TO BE DONE - Exactly the lines from the start of the data below through the line that contains "129, 38.9, 17.0];" are to be copied, with pictures left out.
***** RECORDS FOR PROCESSING *****
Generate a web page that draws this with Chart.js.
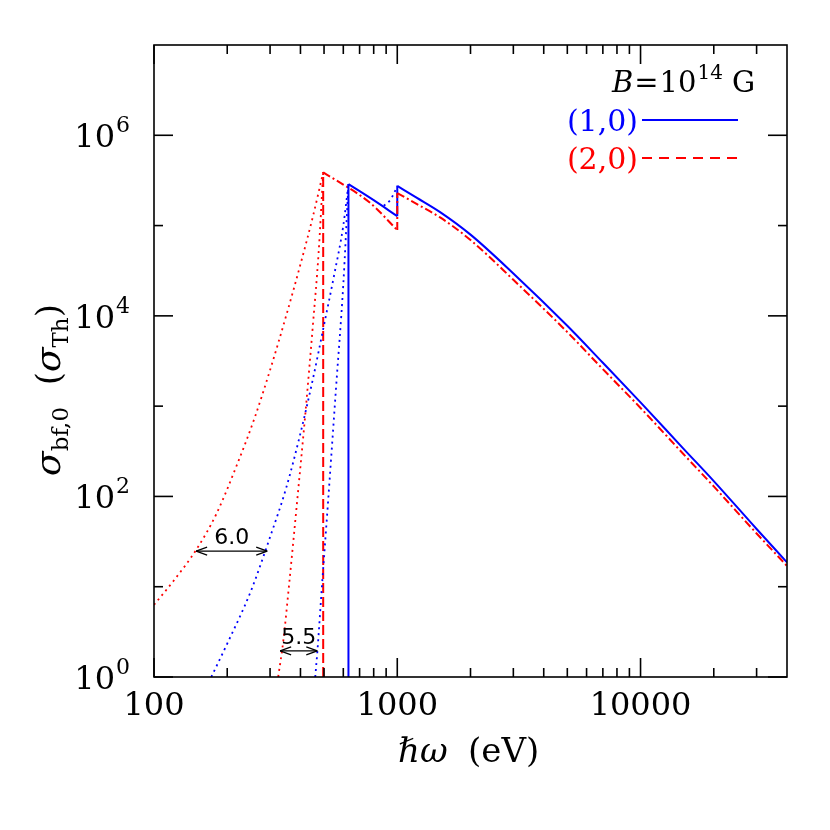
<!DOCTYPE html>
<html lang="en">
<head>
<meta charset="UTF-8" />
<title>sigma bf,0</title>
<script src="https://cdn.jsdelivr.net/npm/chart.js@4.4.0/dist/chart.umd.min.js"></script>
<style>
body { margin: 0; background: #fff; }
</style>
</head>
<body>
<canvas id="chart" width="830" height="830"></canvas>
<script>
// photon energy (eV) / cross-section (sigma_Th)
const blueSolidE = [630, 630, 800, 1000, 1000, 1200, 1500, 2000, 3000, 5000, 7000, 10000, 15000, 20000, 30000, 40000];
const blueSolidS = [1, 288000, 191000, 127000, 275000, 204000, 141000, 79400, 29500, 7760, 3020, 1100, 339, 148, 43.6, 18.6];

const redEdgeE = [496, 496];
const redEdgeS = [1, 389000];
const redMainE = [496, 774, 1000, 1000, 1200, 1500, 2000, 3000, 5000, 7000, 10000, 15000, 20000, 30000, 40000];
const redMainS = [389000, 178000, 89100, 229000, 174000, 123000, 69200, 25100, 6610, 2570, 955, 295, 129, 38.9, 17.0];

// dotted extensions below threshold
const redDot1E = [100, 120, 150, 180, 220, 260, 300, 350, 400, 450, 496];
const redDot1S = [6.3, 11.5, 26.3, 63.1, 229, 759, 2510, 10200, 37200, 126000, 389000];
const blueDot1E = [172, 200, 250, 300, 350, 400, 450, 500, 550, 600, 630];
const blueDot1S = [1, 2.34, 8.9, 35.5, 126, 501, 2000, 7940, 28200, 100000, 288000];
const redDot2E = [324, 340, 360, 388, 420, 450, 475, 496];
const redDot2S = [1, 2.51, 11.2, 91, 891, 7940, 50100, 389000];
const blueDot2E = [460, 470, 490, 520, 560, 600, 630];
const blueDot2S = [1, 2.0, 10, 91, 1580, 22400, 288000];
const blueDot3E = [880, 935, 970, 1000];
const blueDot3S = [166000, 191000, 229000, 275000];

// ratio arrows
const arrowFrom = [149, 330];
const arrowTo = [292, 469];
const arrowS = [24.8, 1.95];
const arrowLabels = ['6.0', '5.5'];

// axis ticks
const xMajor = [100, 1000, 10000];
const xMinor = [200, 300, 400, 500, 600, 700, 800, 900, 2000, 3000, 4000, 5000, 6000, 7000, 8000, 9000, 20000, 30000];
const yMajor = [1, 1e2, 1e4, 1e6];
const yMinor = [10, 1e3, 1e5];
const xLabels = ['100', '1000', '10000'];
const yExp = ['0', '2', '4', '6'];

const BLUE = '#0000ff';
const RED = '#ff0000';
const SERIF = '"DejaVu Serif", serif';

// one curve -> several datasets: jumps (same energy twice) stay straight,
// the runs between them are drawn smooth
function curve(E, S, color, dash, width) {
  const out = [];
  let run = [];
  const style = {borderColor: color, borderWidth: width, borderDash: dash, pointRadius: 0, fill: false};
  function flush() {
    if (run.length > 1) out.push(Object.assign({data: run, cubicInterpolationMode: 'monotone'}, style));
  }
  for (let i = 0; i < E.length; i++) {
    if (i > 0 && E[i] === E[i - 1]) {
      flush();
      out.push(Object.assign({data: [{x: E[i - 1], y: S[i - 1]}, {x: E[i], y: S[i]}]}, style));
      run = [];
    }
    run.push({x: E[i], y: S[i]});
  }
  flush();
  return out;
}

const frame = {
  id: 'frame',
  afterDatasetsDraw(chart) {
    const ctx = chart.ctx;
    const a = chart.chartArea;
    const x = chart.scales.x, y = chart.scales.y;
    ctx.save();
    ctx.strokeStyle = '#000';
    ctx.lineWidth = 1.6;
    ctx.strokeRect(a.left, a.top, a.right - a.left, a.bottom - a.top);

    function seg(x1, y1, x2, y2) {
      ctx.beginPath(); ctx.moveTo(x1, y1); ctx.lineTo(x2, y2); ctx.stroke();
    }
    xMajor.forEach(v => { const p = x.getPixelForValue(v); seg(p, a.bottom, p, a.bottom - 19); seg(p, a.top, p, a.top + 19); });
    xMinor.forEach(v => { const p = x.getPixelForValue(v); seg(p, a.bottom, p, a.bottom - 9); seg(p, a.top, p, a.top + 9); });
    yMajor.forEach(v => { const p = y.getPixelForValue(v); seg(a.left, p, a.left + 19, p); seg(a.right, p, a.right - 19, p); });
    yMinor.forEach(v => { const p = y.getPixelForValue(v); seg(a.left, p, a.left + 9, p); seg(a.right, p, a.right - 9, p); });

    // tick labels
    ctx.fillStyle = '#000';
    ctx.font = '32px ' + SERIF;
    ctx.textAlign = 'center';
    ctx.textBaseline = 'alphabetic';
    xMajor.forEach((v, i) => ctx.fillText(xLabels[i], x.getPixelForValue(v), a.bottom + 38));
    yMajor.forEach((v, i) => {
      const p = y.getPixelForValue(v);
      ctx.font = '32px ' + SERIF;
      ctx.textAlign = 'right';
      ctx.fillText('10', a.left - 39, p + 12);
      ctx.font = '22px ' + SERIF;
      ctx.textAlign = 'left';
      ctx.fillText(yExp[i], a.left - 38, p - 3);
    });

    // arrows with labels
    ctx.lineWidth = 1.2;
    arrowFrom.forEach((e, i) => {
      const x1 = x.getPixelForValue(e), x2 = x.getPixelForValue(arrowTo[i]);
      const py = y.getPixelForValue(arrowS[i]);
      seg(x1, py, x2, py);
      seg(x1, py, x1 + 11, py - 4); seg(x1, py, x1 + 11, py + 4);
      seg(x2, py, x2 - 11, py - 4); seg(x2, py, x2 - 11, py + 4);
      ctx.font = '22px "DejaVu Sans", sans-serif';
      ctx.textAlign = 'center';
      ctx.fillText(arrowLabels[i], (x1 + x2) / 2, py - 7);
    });

    // legend block
    ctx.textAlign = 'left';
    let lx = 612;
    ctx.font = 'italic 29px ' + SERIF;
    ctx.fillText('B', lx, 92);
    lx += ctx.measureText('B').width + 1;
    ctx.font = '29px ' + SERIF;
    ctx.fillText('=', lx, 92);
    lx += ctx.measureText('=').width + 1;
    ctx.fillText('10', lx, 92);
    lx += ctx.measureText('10').width + 1;
    ctx.font = '20px ' + SERIF;
    ctx.fillText('14', lx, 79);
    lx += ctx.measureText('14').width + 9;
    ctx.font = '29px ' + SERIF;
    ctx.fillText('G', lx, 92);

    ctx.textAlign = 'right';
    ctx.font = '30px ' + SERIF;
    ctx.fillStyle = BLUE;
    ctx.fillText('(1,0)', 638, 131);
    ctx.fillStyle = RED;
    ctx.fillText('(2,0)', 638, 169);
    ctx.lineWidth = 2;
    ctx.strokeStyle = BLUE;
    seg(642, 120, 738, 120);
    ctx.strokeStyle = RED;
    ctx.setLineDash([10, 7]);
    seg(642, 158, 738, 158);
    ctx.setLineDash([]);

    // axis titles
    ctx.fillStyle = '#000';
    ctx.textAlign = 'left';
    ctx.font = 'italic 34px ' + SERIF;
    ctx.fillText('\u210F\u03C9', 398, 762);
    ctx.font = '34px ' + SERIF;
    ctx.fillText('(eV)', 468, 762);

    ctx.translate(60, 390);
    ctx.rotate(-Math.PI / 2);
    const parts = [
      ['italic 36px ', '\u03C3', 0], ['23px ', 'bf,0', 8], ['34px ', '  (', 0],
      ['italic 36px ', '\u03C3', 0], ['23px ', 'Th', 8], ['34px ', ')', 0]
    ];
    let total = 0;
    parts.forEach(p => { ctx.font = p[0] + SERIF; total += ctx.measureText(p[1]).width; });
    let px = -total / 2;
    parts.forEach(p => {
      ctx.font = p[0] + SERIF;
      ctx.fillText(p[1], px, p[2]);
      px += ctx.measureText(p[1]).width;
    });
    ctx.restore();
  }
};

const dotted = [2, 4];
new Chart(document.getElementById('chart'), {
  type: 'line',
  data: {
    datasets: [].concat(
      curve(redDot1E, redDot1S, RED, dotted, 1.8),
      curve(redDot2E, redDot2S, RED, dotted, 1.8),
      curve(blueDot1E, blueDot1S, BLUE, dotted, 1.8),
      curve(blueDot2E, blueDot2S, BLUE, dotted, 1.8),
      curve(blueDot3E, blueDot3S, BLUE, dotted, 1.8),
      curve(redEdgeE, redEdgeS, RED, [10, 4], 2),
      curve(redMainE, redMainS, RED, [8, 3, 2, 3], 2),
      curve(blueSolidE, blueSolidS, BLUE, [], 2)
    )
  },
  options: {
    responsive: false,
    animation: false,
    layout: {padding: {left: 154, right: 43, top: 45, bottom: 153}},
    plugins: {legend: {display: false}, tooltip: {enabled: false}},
    scales: {
      x: {type: 'logarithmic', min: 100, max: 40000, display: false},
      y: {type: 'logarithmic', min: 1, max: 1e7, display: false}
    }
  },
  plugins: [frame]
});
</script>
</body>
</html>
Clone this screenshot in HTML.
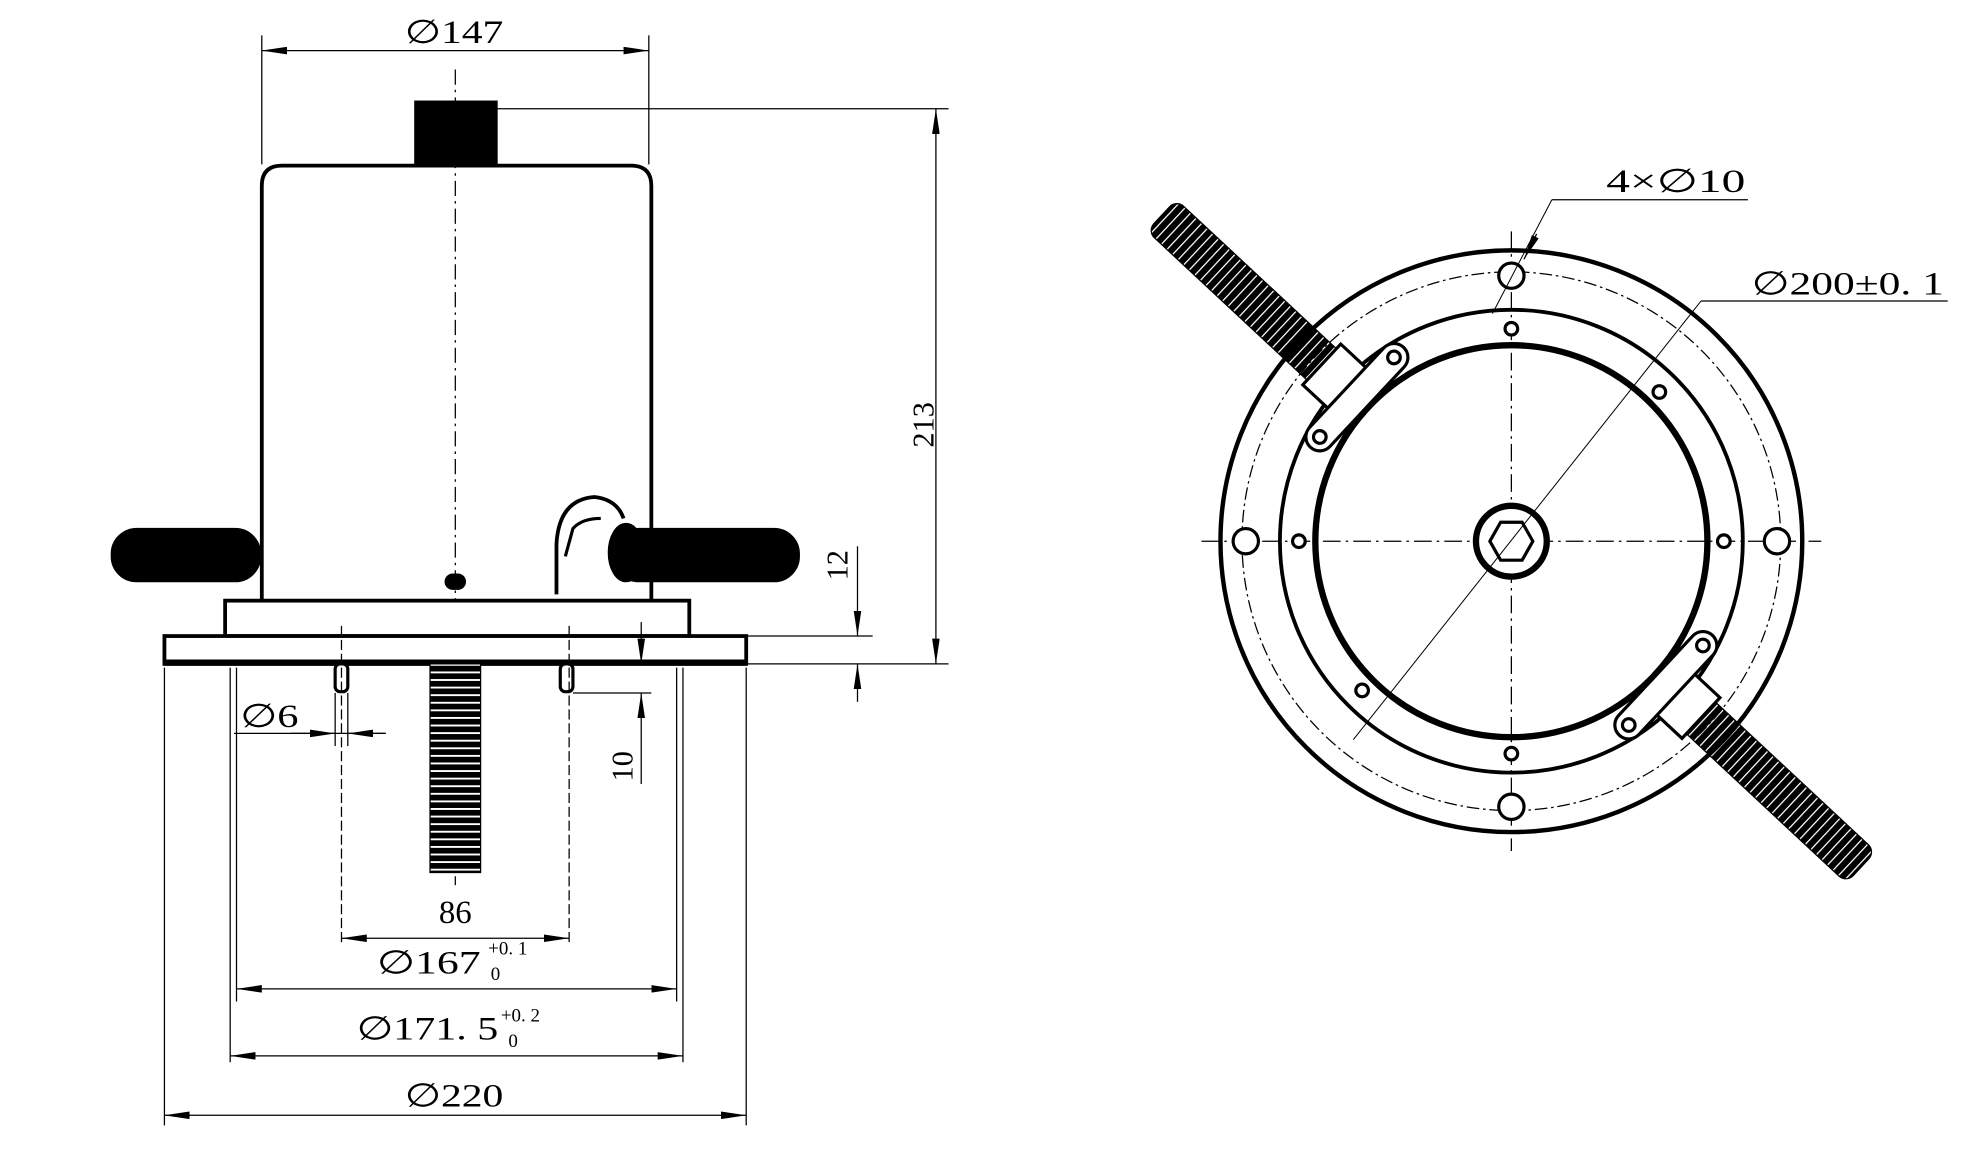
<!DOCTYPE html>
<html><head><meta charset="utf-8"><style>
html,body{margin:0;padding:0;background:#fff;}
svg{display:block;}
text{font-family:"Liberation Serif",serif;fill:#000;stroke:none;font-weight:normal;}
</style></head><body>
<svg width="1973" height="1176" viewBox="0 0 1560 930" preserveAspectRatio="none" xmlns="http://www.w3.org/2000/svg">
<defs>
<marker id="a" viewBox="0 0 20 6" refX="20" refY="3" markerWidth="20" markerHeight="6" orient="auto-start-reverse" markerUnits="userSpaceOnUse"><path d="M0,0 L20,3 L0,6z" fill="#000"/></marker>
<pattern id="thr" width="6" height="6" patternUnits="userSpaceOnUse"><rect width="6" height="6" fill="#000"/><rect y="3" width="6" height="1.5" fill="#fff"/></pattern>
<pattern id="knurl" width="6" height="40" patternUnits="userSpaceOnUse"><rect width="6" height="40" fill="#000"/><rect x="3" width="1" height="40" fill="#fff"/></pattern>
</defs>
<g stroke="#000" fill="none">
<!-- LEFT VIEW -->
<line x1="207" y1="28" x2="207" y2="130" stroke-width="1"/>
<line x1="513" y1="28" x2="513" y2="130" stroke-width="1"/>
<line x1="207" y1="40" x2="513" y2="40" stroke-width="1" marker-start="url(#a)" marker-end="url(#a)"/>
<rect x="328" y="80" width="65" height="50" fill="#000"/>
<path d="M207,475 V147 Q207,131 223,131 H499 Q515,131 515,147 V475" stroke-width="3"/>
<line x1="360" y1="55" x2="360" y2="700" stroke-width="1" stroke-dasharray="12,4,2,4"/>
<line x1="393" y1="86" x2="750" y2="86" stroke-width="1"/>
<line x1="590" y1="525" x2="750" y2="525" stroke-width="1"/>
<line x1="740" y1="86" x2="740" y2="525" stroke-width="1" marker-start="url(#a)" marker-end="url(#a)"/>
<text x="738" y="336" font-size="24" transform="rotate(-90 738 336)" text-anchor="middle">213</text>
<rect x="88" y="418" width="118" height="42" rx="20" fill="#000"/>
<rect x="485" y="418" width="147" height="42" rx="20" fill="#000"/>
<path d="M440,470 V430 Q442,395 470,393 Q488,395 493,410" stroke-width="3" fill="#fff"/>
<path d="M447,440 L453,418 Q460,410 475,410" stroke-width="2.5"/>
<ellipse cx="495" cy="437" rx="13" ry="22" stroke-width="3" fill="#000"/>
<rect x="352" y="454" width="16" height="12" rx="6" fill="#000"/>
<rect x="178" y="475" width="367" height="28" stroke-width="3" fill="#fff"/>
<rect x="130" y="503" width="460" height="22" stroke-width="3" fill="#fff"/>
<line x1="130" y1="524" x2="590" y2="524" stroke-width="5"/>
<line x1="590" y1="503" x2="690" y2="503" stroke-width="1"/>
<rect x="265" y="525" width="10" height="22" rx="4" stroke-width="2.5" fill="#fff"/>
<rect x="443" y="525" width="10" height="22" rx="4" stroke-width="2.5" fill="#fff"/>
<rect x="340" y="525" width="40" height="165" fill="url(#thr)"/>
<line x1="270" y1="495" x2="270" y2="745" stroke-width="1" stroke-dasharray="8,3"/>
<line x1="450" y1="495" x2="450" y2="745" stroke-width="1" stroke-dasharray="8,3"/>
<line x1="185" y1="580" x2="305" y2="580" stroke-width="1"/>
<line x1="230" y1="580" x2="265" y2="580" marker-end="url(#a)" stroke-width="1"/>
<line x1="305" y1="580" x2="275" y2="580" marker-end="url(#a)" stroke-width="1"/>
<line x1="265" y1="548" x2="265" y2="590" stroke-width="1"/>
<line x1="275" y1="548" x2="275" y2="590" stroke-width="1"/>
<text x="190" y="575" font-size="26" textLength="46" lengthAdjust="spacingAndGlyphs">∅6</text>
<line x1="453" y1="548" x2="515" y2="548" stroke-width="1"/>
<line x1="507" y1="492" x2="507" y2="525" stroke-width="1" marker-end="url(#a)"/>
<line x1="507" y1="620" x2="507" y2="548" stroke-width="1" marker-end="url(#a)"/>
<text x="500" y="606" font-size="24" transform="rotate(-90 500 606)" text-anchor="middle">10</text>
<line x1="678" y1="432" x2="678" y2="503" stroke-width="1" marker-end="url(#a)"/>
<line x1="678" y1="555" x2="678" y2="525" stroke-width="1" marker-end="url(#a)"/>
<text x="670" y="447" font-size="24" transform="rotate(-90 670 447)" text-anchor="middle">12</text>
<line x1="270" y1="742" x2="450" y2="742" stroke-width="1" marker-start="url(#a)" marker-end="url(#a)"/>
<text x="360" y="730" font-size="26" text-anchor="middle">86</text>
<line x1="187" y1="528" x2="187" y2="792" stroke-width="1"/>
<line x1="535" y1="528" x2="535" y2="792" stroke-width="1"/>
<line x1="187" y1="782" x2="535" y2="782" stroke-width="1" marker-start="url(#a)" marker-end="url(#a)"/>
<text x="298" y="770" font-size="26" textLength="82" lengthAdjust="spacingAndGlyphs">∅167</text>
<text x="386" y="755" font-size="15">+0. 1</text>
<text x="388" y="775" font-size="15">0</text>
<line x1="182" y1="528" x2="182" y2="840" stroke-width="1"/>
<line x1="540" y1="528" x2="540" y2="840" stroke-width="1"/>
<line x1="182" y1="835" x2="540" y2="835" stroke-width="1" marker-start="url(#a)" marker-end="url(#a)"/>
<text x="282" y="822" font-size="26" textLength="112" lengthAdjust="spacingAndGlyphs">∅171. 5</text>
<text x="396" y="808" font-size="15">+0. 2</text>
<text x="402" y="828" font-size="15">0</text>
<line x1="130" y1="528" x2="130" y2="890" stroke-width="1"/>
<line x1="590" y1="528" x2="590" y2="890" stroke-width="1"/>
<line x1="130" y1="882" x2="590" y2="882" stroke-width="1" marker-start="url(#a)" marker-end="url(#a)"/>
<text x="320" y="875" font-size="26" textLength="78" lengthAdjust="spacingAndGlyphs">∅220</text>
<text x="320" y="34" font-size="26" textLength="78" lengthAdjust="spacingAndGlyphs">∅147</text>

<!-- RIGHT VIEW -->
<g transform="translate(1195 428)">
<g transform="rotate(43)">
<rect x="-378" y="-17" width="190" height="34" rx="8" fill="url(#knurl)"/>
<rect x="188" y="-17" width="190" height="34" rx="8" fill="url(#knurl)"/>
</g>
<circle r="230" stroke-width="3.5" fill="none"/>
<circle r="213" stroke-width="1" stroke-dasharray="10,3,2,3"/>
<circle r="183" stroke-width="3"/>
<circle r="155" stroke-width="5"/>
<line x1="-245" y1="0" x2="245" y2="0" stroke-width="1" stroke-dasharray="14,4,2,4"/>
<line x1="0" y1="-245" x2="0" y2="245" stroke-width="1" stroke-dasharray="14,4,2,4"/>
<circle r="28" stroke-width="5" fill="#fff"/>
<polygon points="-17,0 -8.5,-15 8.5,-15 17,0 8.5,15 -8.5,15" stroke-width="2.5"/>
<g stroke-width="2.5" fill="#fff">
<circle cx="0" cy="-210" r="10"/><circle cx="0" cy="210" r="10"/>
<circle cx="-210" cy="0" r="10"/><circle cx="210" cy="0" r="10"/>
<circle cx="0" cy="-168" r="5"/><circle cx="0" cy="168" r="5"/>
<circle cx="-168" cy="0" r="5"/><circle cx="168" cy="0" r="5"/>
<circle cx="117" cy="-118" r="5"/><circle cx="-118" cy="118" r="5"/>
</g>
<g transform="rotate(43)" stroke-width="2.5" fill="#fff">
<rect x="-205" y="-22" width="32" height="44"/>
<rect x="173" y="-22" width="32" height="44"/>
<rect x="-178" y="-54" width="22" height="108" rx="11"/>
<rect x="156" y="-54" width="22" height="108" rx="11"/>
<circle cx="-167" cy="-43" r="5"/><circle cx="-167" cy="43" r="5"/>
<circle cx="167" cy="-43" r="5"/><circle cx="167" cy="43" r="5"/>
</g>
</g>
<line x1="1070" y1="585" x2="1345" y2="238" stroke-width="0.8"/>
<line x1="1345" y1="238" x2="1540" y2="238" stroke-width="1"/>
<text x="1385" y="233" font-size="26" textLength="152" lengthAdjust="spacingAndGlyphs">∅200±0. 1</text>
<line x1="1180" y1="248" x2="1227" y2="158" stroke-width="0.8"/>
<line x1="1227" y1="158" x2="1382" y2="158" stroke-width="1"/>
<line x1="1215" y1="185" x2="1205" y2="205" stroke-width="1" marker-end="url(#a)"/>
<text x="1270" y="152" font-size="26" textLength="110" lengthAdjust="spacingAndGlyphs">4×∅10</text>
</g>
</svg>
</body></html>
*****
TASK OUTPUT -
Generate a web page that draws this with Chart.js.
<!DOCTYPE html>
<html lang="en">
<head>
<meta charset="UTF-8" />
<title>sigma bf,0</title>
<script src="https://cdn.jsdelivr.net/npm/chart.js@4.4.0/dist/chart.umd.min.js"></script>
<style>
body { margin: 0; background: #fff; }
</style>
</head>
<body>
<canvas id="chart" width="830" height="830"></canvas>
<script>
// photon energy (eV) / cross-section (sigma_Th)
const blueSolidE = [630, 630, 800, 1000, 1000, 1200, 1500, 2000, 3000, 5000, 7000, 10000, 15000, 20000, 30000, 40000];
const blueSolidS = [1, 288000, 191000, 127000, 275000, 204000, 141000, 79400, 29500, 7760, 3020, 1100, 339, 148, 43.6, 18.6];

const redEdgeE = [496, 496];
const redEdgeS = [1, 389000];
const redMainE = [496, 774, 1000, 1000, 1200, 1500, 2000, 3000, 5000, 7000, 10000, 15000, 20000, 30000, 40000];
const redMainS = [389000, 178000, 89100, 229000, 174000, 123000, 69200, 25100, 6610, 2570, 955, 295, 129, 38.9, 17.0];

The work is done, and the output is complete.